Today I am extremely excited to release VQ-DRAW, a project which has been brewing for a few months now. I am really happy about my initial set of results, and I’m so pleased to be sharing this research with the world. The goal of this blog post is to describe, on a high-level, what VQ-DRAW does and how it works. For a more technical description, you can always check out the paper or the code.
In essence, VQ-DRAW is just a fancy compression algorithm. As it turns out, when a compression algorithm is good enough, decompressing random data produces realistic-looking results. For example, when VQ-DRAW is trained to compress pictures of faces into 75 bytes, this is what happens when it decompresses random data:
Pretty cool, right? Of course, there’s plenty of other generative models out there that can dream up realistic looking images. VQ-DRAW has two properties that set it apart:
- The latent codes in VQ-DRAW are discrete, allowing direct application to lossy compression without introducing extra overhead for an encoding scheme. Of course, other methods can produce discrete latent codes as well, but most of these methods either don’t produce high-quality samples, or require additional layers of density modeling (e.g. PixelCNN) on top of the latent codes.
- VQ-DRAW encodes and decodes data in a sequential manner. This means that reconstruction quality degrades gracefully as latent codes are truncated. This could be used, for example, to implement progressive loading for images and other kinds of data.
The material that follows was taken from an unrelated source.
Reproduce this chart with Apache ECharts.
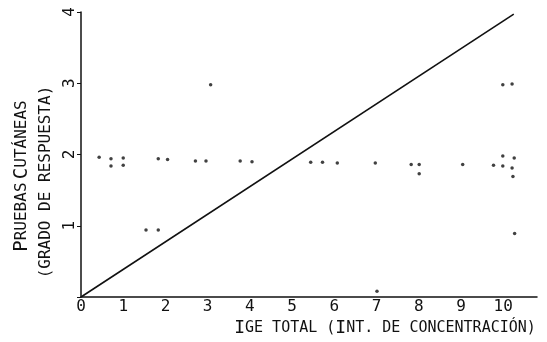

The core algorithm behind VQ-DRAW is actually quite simple. At each stage of encoding, a refinement network looks at the current reconstruction and proposes K variations to it. The variation with the best reconstruction error is chosen and passed along to the next stage. Thus, each stage refines the reconstruction by adding log2(K) bits of information to the latent code. When we run N stages of encoding, the latent code is thus N*log2(K) bits long.
To train the refinement network, we can simply minimize the L2 distance between images in the training set and their reconstructions. It might seem surprising that this works. After all, why should the network learn to produce useful variations at each stage? Well, as a side-effect of selecting the best refinement options for each input, the refinement network is influenced by a vector quantization effect (the “VQ” in “VQ-DRAW”). This effect pulls different options towards different samples in the training set, causing a sort of clustering to take place. In the first stage, this literally means that the network clusters the training samples in a way similar to k-means.
With this simple idea and training procedure, we can train VQ-DRAW on any kind of data we want. However, I only experimented with image datasets for the paper (something I definitely plan to rectify in the future). Here are some image samples generated by VQ-DRAW:
At the time of this release, there is still a lot of work left to be done on VQ-DRAW. I want to see how well the method scales to larger image datasets like ImageNet. I also want to explore various ways of improving VQ-DRAW’s modeling power, which could make it generate even better samples. Finally, I’d like to try VQ-DRAW on various kinds of data beyond images, such as text and audio. Wish me luck!